Si le notaire confesse, de façon très concrète, sa préférence pour une indivision ordinaire entre concubins, notre conseiller, quant à lui, opte pour une solution plus audacieuse qu’il énonce avec un peu de désinvolture : « à chaque fois qu’on le peut, on fait marier nos clients ».

Notes
519.

L’intention de réduire les risques financiers conduit aussi une banque à prendre en compte la solvabilité, le niveau de revenus et de patrimoine privé d’un client. Certaines considèrent en outre la question de la succession entrepreneuriale [PRAT 23]. Si l’enfant donataire de l’affaire familiale reprend en même temps la gérance de la SCI, c’est lui qui honorera à son tour les remboursements du crédit immobilier contracté par son père, via la SCI, et donc non soldé au jour de la passation de pouvoir.

520.

Nous notons que la distribution géographique des cabinets libéraux – et des SCI qui les abritent souvent – ne relève pas seulement d’un numerus clausus ou des choix (individuels et collectifs) des intéressés, mais aussi de l’action de bailleurs de fonds dispensateurs de conseils. Ceci étaye les analyses exposées dans le chapitre 4.

521.

Cf. Aline BARTHEZ et Anne LAFERRERE, « Contrats de mariage et régimes matrimoniaux », Economie et statistique, n° 296-297, 1996, 6/7, p. 127-144. Le régime de la communauté universelle est un régime surtout adopté par les cadres supérieurs et les indépendants qui combinent ainsi intérêt familial et intérêt fiscal.
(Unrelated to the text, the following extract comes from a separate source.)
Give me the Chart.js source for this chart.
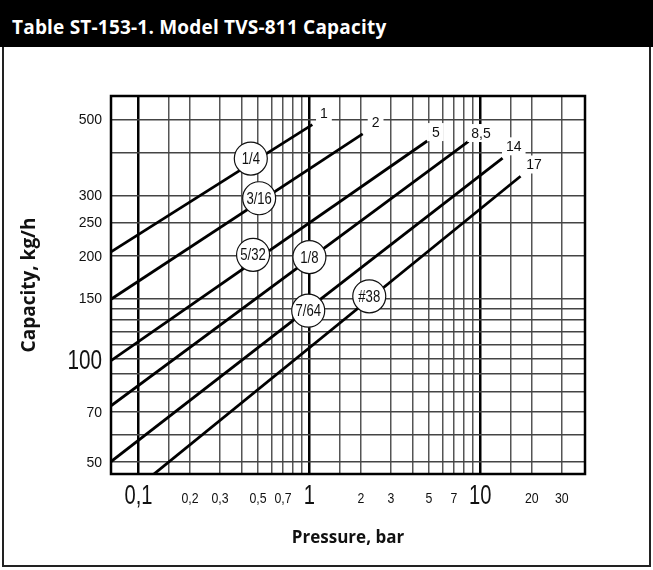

De surcroît, elles nous apprennent, à travers l’analyse des données de l’EAF de 1992, que l’adoption du régime de la séparation concerne aussi les couples riches et très riches et/ou ceux qui se remarient et ont des enfants de lits précédents.

522.

Véronique RIPERT-JOUVEL, Les sociétés civiles immobilières familiales, op. cit., p. 72.